What to produce:
Repeat every line exactly, keeping the pictures out of the copy.
[start Supplied information]
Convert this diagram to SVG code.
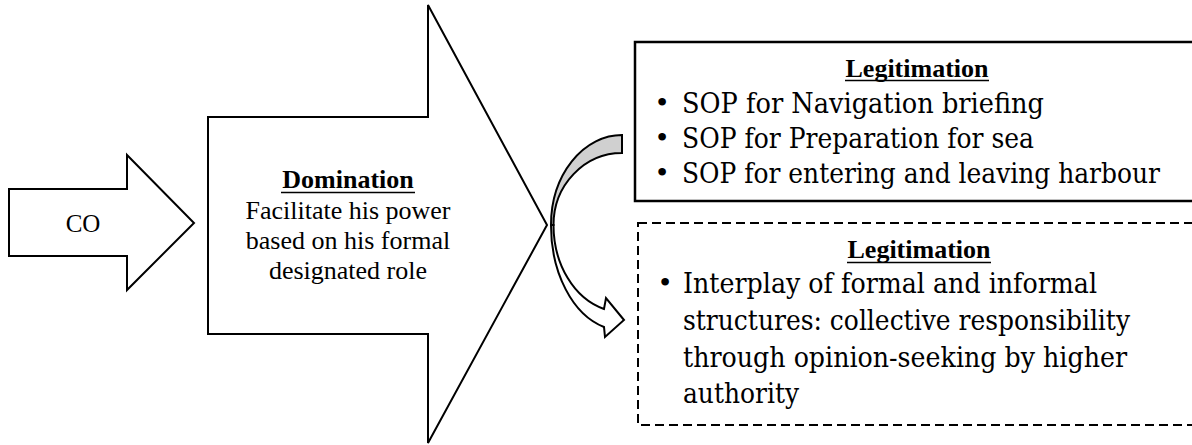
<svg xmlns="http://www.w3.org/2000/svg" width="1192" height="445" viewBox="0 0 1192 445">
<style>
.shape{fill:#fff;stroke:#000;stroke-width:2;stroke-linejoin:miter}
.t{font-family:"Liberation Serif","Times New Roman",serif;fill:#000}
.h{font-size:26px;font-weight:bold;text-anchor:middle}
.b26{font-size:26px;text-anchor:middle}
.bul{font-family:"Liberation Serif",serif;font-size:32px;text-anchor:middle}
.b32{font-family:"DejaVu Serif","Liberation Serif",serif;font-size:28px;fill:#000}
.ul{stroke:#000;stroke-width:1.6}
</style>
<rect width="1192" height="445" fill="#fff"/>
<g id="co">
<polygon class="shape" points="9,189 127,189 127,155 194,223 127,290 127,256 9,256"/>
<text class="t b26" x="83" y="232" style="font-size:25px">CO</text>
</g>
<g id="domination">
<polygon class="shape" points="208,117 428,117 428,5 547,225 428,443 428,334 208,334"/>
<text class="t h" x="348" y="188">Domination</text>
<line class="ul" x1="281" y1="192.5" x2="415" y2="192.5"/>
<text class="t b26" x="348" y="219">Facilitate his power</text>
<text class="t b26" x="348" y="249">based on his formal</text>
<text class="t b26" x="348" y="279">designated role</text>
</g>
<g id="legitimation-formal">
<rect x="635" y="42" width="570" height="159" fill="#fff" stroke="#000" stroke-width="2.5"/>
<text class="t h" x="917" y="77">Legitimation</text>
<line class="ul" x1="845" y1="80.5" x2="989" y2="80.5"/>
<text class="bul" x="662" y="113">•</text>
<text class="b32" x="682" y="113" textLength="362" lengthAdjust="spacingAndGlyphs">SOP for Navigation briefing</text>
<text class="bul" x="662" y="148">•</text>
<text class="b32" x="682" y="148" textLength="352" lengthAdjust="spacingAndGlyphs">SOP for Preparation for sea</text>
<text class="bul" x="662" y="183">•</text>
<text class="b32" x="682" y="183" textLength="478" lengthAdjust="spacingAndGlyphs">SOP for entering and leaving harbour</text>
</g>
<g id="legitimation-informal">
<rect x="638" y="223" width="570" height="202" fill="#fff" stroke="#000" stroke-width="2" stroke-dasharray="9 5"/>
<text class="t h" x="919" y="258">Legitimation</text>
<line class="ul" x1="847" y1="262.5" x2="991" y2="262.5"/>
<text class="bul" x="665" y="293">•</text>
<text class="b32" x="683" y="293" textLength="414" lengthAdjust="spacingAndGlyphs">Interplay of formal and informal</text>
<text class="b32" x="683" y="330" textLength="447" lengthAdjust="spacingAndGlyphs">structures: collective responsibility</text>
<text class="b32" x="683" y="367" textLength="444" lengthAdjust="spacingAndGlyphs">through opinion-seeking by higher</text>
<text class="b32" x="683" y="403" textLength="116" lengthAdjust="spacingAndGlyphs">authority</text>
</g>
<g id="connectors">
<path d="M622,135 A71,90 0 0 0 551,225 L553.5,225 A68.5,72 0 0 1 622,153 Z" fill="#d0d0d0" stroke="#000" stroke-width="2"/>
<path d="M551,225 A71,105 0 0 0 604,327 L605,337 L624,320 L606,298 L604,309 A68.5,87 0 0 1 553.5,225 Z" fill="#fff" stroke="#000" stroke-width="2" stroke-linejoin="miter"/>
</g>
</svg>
[end Supplied information]
Full solution:
Convert this diagram to SVG code.
<svg xmlns="http://www.w3.org/2000/svg" width="1192" height="445" viewBox="0 0 1192 445">
<style>
.shape{fill:#fff;stroke:#000;stroke-width:2;stroke-linejoin:miter}
.t{font-family:"Liberation Serif","Times New Roman",serif;fill:#000}
.h{font-size:26px;font-weight:bold;text-anchor:middle}
.b26{font-size:26px;text-anchor:middle}
.bul{font-family:"Liberation Serif",serif;font-size:32px;text-anchor:middle}
.b32{font-family:"DejaVu Serif","Liberation Serif",serif;font-size:28px;fill:#000}
.ul{stroke:#000;stroke-width:1.6}
</style>
<rect width="1192" height="445" fill="#fff"/>
<g id="co">
<polygon class="shape" points="9,189 127,189 127,155 194,223 127,290 127,256 9,256"/>
<text class="t b26" x="83" y="232" style="font-size:25px">CO</text>
</g>
<g id="domination">
<polygon class="shape" points="208,117 428,117 428,5 547,225 428,443 428,334 208,334"/>
<text class="t h" x="348" y="188">Domination</text>
<line class="ul" x1="281" y1="192.5" x2="415" y2="192.5"/>
<text class="t b26" x="348" y="219">Facilitate his power</text>
<text class="t b26" x="348" y="249">based on his formal</text>
<text class="t b26" x="348" y="279">designated role</text>
</g>
<g id="legitimation-formal">
<rect x="635" y="42" width="570" height="159" fill="#fff" stroke="#000" stroke-width="2.5"/>
<text class="t h" x="917" y="77">Legitimation</text>
<line class="ul" x1="845" y1="80.5" x2="989" y2="80.5"/>
<text class="bul" x="662" y="113">•</text>
<text class="b32" x="682" y="113" textLength="362" lengthAdjust="spacingAndGlyphs">SOP for Navigation briefing</text>
<text class="bul" x="662" y="148">•</text>
<text class="b32" x="682" y="148" textLength="352" lengthAdjust="spacingAndGlyphs">SOP for Preparation for sea</text>
<text class="bul" x="662" y="183">•</text>
<text class="b32" x="682" y="183" textLength="478" lengthAdjust="spacingAndGlyphs">SOP for entering and leaving harbour</text>
</g>
<g id="legitimation-informal">
<rect x="638" y="223" width="570" height="202" fill="#fff" stroke="#000" stroke-width="2" stroke-dasharray="9 5"/>
<text class="t h" x="919" y="258">Legitimation</text>
<line class="ul" x1="847" y1="262.5" x2="991" y2="262.5"/>
<text class="bul" x="665" y="293">•</text>
<text class="b32" x="683" y="293" textLength="414" lengthAdjust="spacingAndGlyphs">Interplay of formal and informal</text>
<text class="b32" x="683" y="330" textLength="447" lengthAdjust="spacingAndGlyphs">structures: collective responsibility</text>
<text class="b32" x="683" y="367" textLength="444" lengthAdjust="spacingAndGlyphs">through opinion-seeking by higher</text>
<text class="b32" x="683" y="403" textLength="116" lengthAdjust="spacingAndGlyphs">authority</text>
</g>
<g id="connectors">
<path d="M622,135 A71,90 0 0 0 551,225 L553.5,225 A68.5,72 0 0 1 622,153 Z" fill="#d0d0d0" stroke="#000" stroke-width="2"/>
<path d="M551,225 A71,105 0 0 0 604,327 L605,337 L624,320 L606,298 L604,309 A68.5,87 0 0 1 553.5,225 Z" fill="#fff" stroke="#000" stroke-width="2" stroke-linejoin="miter"/>
</g>
</svg>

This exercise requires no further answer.